→ Dataset section
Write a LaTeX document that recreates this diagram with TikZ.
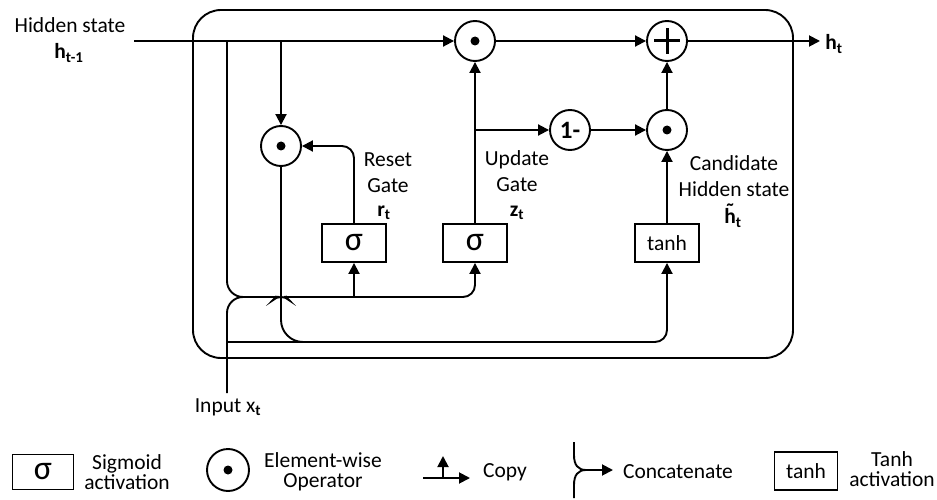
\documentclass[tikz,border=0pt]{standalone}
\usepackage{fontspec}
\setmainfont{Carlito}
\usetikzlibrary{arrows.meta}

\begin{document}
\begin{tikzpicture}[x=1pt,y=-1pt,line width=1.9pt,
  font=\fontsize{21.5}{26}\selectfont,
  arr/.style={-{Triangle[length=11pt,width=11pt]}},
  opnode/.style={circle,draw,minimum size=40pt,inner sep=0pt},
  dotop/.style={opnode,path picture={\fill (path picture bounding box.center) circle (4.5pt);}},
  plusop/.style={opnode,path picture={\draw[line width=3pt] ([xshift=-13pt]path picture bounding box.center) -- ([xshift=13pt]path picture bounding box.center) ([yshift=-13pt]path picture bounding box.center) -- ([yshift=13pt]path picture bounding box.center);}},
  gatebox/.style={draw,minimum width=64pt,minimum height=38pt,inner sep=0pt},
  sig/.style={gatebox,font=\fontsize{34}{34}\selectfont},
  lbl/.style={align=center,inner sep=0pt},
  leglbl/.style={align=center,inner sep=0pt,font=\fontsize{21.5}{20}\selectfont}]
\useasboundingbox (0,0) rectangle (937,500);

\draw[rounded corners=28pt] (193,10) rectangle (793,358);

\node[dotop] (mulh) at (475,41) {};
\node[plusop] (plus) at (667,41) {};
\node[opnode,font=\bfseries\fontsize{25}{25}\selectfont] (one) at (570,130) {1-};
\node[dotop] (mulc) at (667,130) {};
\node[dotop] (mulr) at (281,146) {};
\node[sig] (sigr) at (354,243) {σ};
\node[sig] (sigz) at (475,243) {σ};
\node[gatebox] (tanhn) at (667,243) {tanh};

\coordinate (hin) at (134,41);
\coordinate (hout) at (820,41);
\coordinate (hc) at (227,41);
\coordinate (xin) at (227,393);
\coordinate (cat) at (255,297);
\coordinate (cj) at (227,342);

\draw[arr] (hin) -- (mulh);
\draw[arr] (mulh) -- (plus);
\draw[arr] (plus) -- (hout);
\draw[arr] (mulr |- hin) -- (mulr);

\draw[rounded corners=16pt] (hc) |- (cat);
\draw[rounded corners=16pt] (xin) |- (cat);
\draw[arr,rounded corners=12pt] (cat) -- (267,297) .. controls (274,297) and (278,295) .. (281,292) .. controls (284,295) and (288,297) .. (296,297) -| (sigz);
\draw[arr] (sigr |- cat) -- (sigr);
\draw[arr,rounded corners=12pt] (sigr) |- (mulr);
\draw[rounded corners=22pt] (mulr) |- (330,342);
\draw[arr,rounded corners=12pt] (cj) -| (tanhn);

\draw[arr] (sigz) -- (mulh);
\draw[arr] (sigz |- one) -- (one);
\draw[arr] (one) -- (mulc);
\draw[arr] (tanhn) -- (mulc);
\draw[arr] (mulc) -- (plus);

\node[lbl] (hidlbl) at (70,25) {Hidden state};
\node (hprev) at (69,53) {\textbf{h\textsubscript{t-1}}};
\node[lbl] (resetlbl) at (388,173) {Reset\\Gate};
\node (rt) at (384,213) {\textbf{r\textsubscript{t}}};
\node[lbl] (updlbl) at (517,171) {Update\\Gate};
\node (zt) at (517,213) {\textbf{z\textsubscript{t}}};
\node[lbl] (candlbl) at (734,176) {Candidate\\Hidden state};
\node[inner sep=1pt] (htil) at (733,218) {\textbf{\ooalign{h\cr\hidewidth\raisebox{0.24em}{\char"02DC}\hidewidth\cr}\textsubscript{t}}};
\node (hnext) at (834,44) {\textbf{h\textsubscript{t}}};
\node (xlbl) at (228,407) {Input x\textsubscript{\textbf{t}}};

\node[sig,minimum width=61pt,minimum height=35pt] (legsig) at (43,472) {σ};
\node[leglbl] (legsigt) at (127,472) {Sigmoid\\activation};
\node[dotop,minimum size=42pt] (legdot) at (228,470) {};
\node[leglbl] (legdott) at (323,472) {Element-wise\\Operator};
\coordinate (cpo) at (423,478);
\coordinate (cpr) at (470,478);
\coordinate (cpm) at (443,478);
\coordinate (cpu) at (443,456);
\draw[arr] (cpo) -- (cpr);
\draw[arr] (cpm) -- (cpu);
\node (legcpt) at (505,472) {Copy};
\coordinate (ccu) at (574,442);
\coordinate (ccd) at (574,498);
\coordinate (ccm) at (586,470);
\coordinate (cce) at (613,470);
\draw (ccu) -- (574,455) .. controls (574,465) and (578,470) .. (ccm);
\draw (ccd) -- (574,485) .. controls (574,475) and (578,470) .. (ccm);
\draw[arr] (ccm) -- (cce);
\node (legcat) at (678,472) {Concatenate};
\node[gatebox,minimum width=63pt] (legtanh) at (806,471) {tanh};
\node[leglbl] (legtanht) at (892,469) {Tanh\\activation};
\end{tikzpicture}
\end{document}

→ The exercise
Images should not appear in the copy; retype the listing above exactly.

→ Solution to the exercise
Write a LaTeX document that recreates this diagram with TikZ.
\documentclass[tikz,border=0pt]{standalone}
\usepackage{fontspec}
\setmainfont{Carlito}
\usetikzlibrary{arrows.meta}

\begin{document}
\begin{tikzpicture}[x=1pt,y=-1pt,line width=1.9pt,
  font=\fontsize{21.5}{26}\selectfont,
  arr/.style={-{Triangle[length=11pt,width=11pt]}},
  opnode/.style={circle,draw,minimum size=40pt,inner sep=0pt},
  dotop/.style={opnode,path picture={\fill (path picture bounding box.center) circle (4.5pt);}},
  plusop/.style={opnode,path picture={\draw[line width=3pt] ([xshift=-13pt]path picture bounding box.center) -- ([xshift=13pt]path picture bounding box.center) ([yshift=-13pt]path picture bounding box.center) -- ([yshift=13pt]path picture bounding box.center);}},
  gatebox/.style={draw,minimum width=64pt,minimum height=38pt,inner sep=0pt},
  sig/.style={gatebox,font=\fontsize{34}{34}\selectfont},
  lbl/.style={align=center,inner sep=0pt},
  leglbl/.style={align=center,inner sep=0pt,font=\fontsize{21.5}{20}\selectfont}]
\useasboundingbox (0,0) rectangle (937,500);

\draw[rounded corners=28pt] (193,10) rectangle (793,358);

\node[dotop] (mulh) at (475,41) {};
\node[plusop] (plus) at (667,41) {};
\node[opnode,font=\bfseries\fontsize{25}{25}\selectfont] (one) at (570,130) {1-};
\node[dotop] (mulc) at (667,130) {};
\node[dotop] (mulr) at (281,146) {};
\node[sig] (sigr) at (354,243) {σ};
\node[sig] (sigz) at (475,243) {σ};
\node[gatebox] (tanhn) at (667,243) {tanh};

\coordinate (hin) at (134,41);
\coordinate (hout) at (820,41);
\coordinate (hc) at (227,41);
\coordinate (xin) at (227,393);
\coordinate (cat) at (255,297);
\coordinate (cj) at (227,342);

\draw[arr] (hin) -- (mulh);
\draw[arr] (mulh) -- (plus);
\draw[arr] (plus) -- (hout);
\draw[arr] (mulr |- hin) -- (mulr);

\draw[rounded corners=16pt] (hc) |- (cat);
\draw[rounded corners=16pt] (xin) |- (cat);
\draw[arr,rounded corners=12pt] (cat) -- (267,297) .. controls (274,297) and (278,295) .. (281,292) .. controls (284,295) and (288,297) .. (296,297) -| (sigz);
\draw[arr] (sigr |- cat) -- (sigr);
\draw[arr,rounded corners=12pt] (sigr) |- (mulr);
\draw[rounded corners=22pt] (mulr) |- (330,342);
\draw[arr,rounded corners=12pt] (cj) -| (tanhn);

\draw[arr] (sigz) -- (mulh);
\draw[arr] (sigz |- one) -- (one);
\draw[arr] (one) -- (mulc);
\draw[arr] (tanhn) -- (mulc);
\draw[arr] (mulc) -- (plus);

\node[lbl] (hidlbl) at (70,25) {Hidden state};
\node (hprev) at (69,53) {\textbf{h\textsubscript{t-1}}};
\node[lbl] (resetlbl) at (388,173) {Reset\\Gate};
\node (rt) at (384,213) {\textbf{r\textsubscript{t}}};
\node[lbl] (updlbl) at (517,171) {Update\\Gate};
\node (zt) at (517,213) {\textbf{z\textsubscript{t}}};
\node[lbl] (candlbl) at (734,176) {Candidate\\Hidden state};
\node[inner sep=1pt] (htil) at (733,218) {\textbf{\ooalign{h\cr\hidewidth\raisebox{0.24em}{\char"02DC}\hidewidth\cr}\textsubscript{t}}};
\node (hnext) at (834,44) {\textbf{h\textsubscript{t}}};
\node (xlbl) at (228,407) {Input x\textsubscript{\textbf{t}}};

\node[sig,minimum width=61pt,minimum height=35pt] (legsig) at (43,472) {σ};
\node[leglbl] (legsigt) at (127,472) {Sigmoid\\activation};
\node[dotop,minimum size=42pt] (legdot) at (228,470) {};
\node[leglbl] (legdott) at (323,472) {Element-wise\\Operator};
\coordinate (cpo) at (423,478);
\coordinate (cpr) at (470,478);
\coordinate (cpm) at (443,478);
\coordinate (cpu) at (443,456);
\draw[arr] (cpo) -- (cpr);
\draw[arr] (cpm) -- (cpu);
\node (legcpt) at (505,472) {Copy};
\coordinate (ccu) at (574,442);
\coordinate (ccd) at (574,498);
\coordinate (ccm) at (586,470);
\coordinate (cce) at (613,470);
\draw (ccu) -- (574,455) .. controls (574,465) and (578,470) .. (ccm);
\draw (ccd) -- (574,485) .. controls (574,475) and (578,470) .. (ccm);
\draw[arr] (ccm) -- (cce);
\node (legcat) at (678,472) {Concatenate};
\node[gatebox,minimum width=63pt] (legtanh) at (806,471) {tanh};
\node[leglbl] (legtanht) at (892,469) {Tanh\\activation};
\end{tikzpicture}
\end{document}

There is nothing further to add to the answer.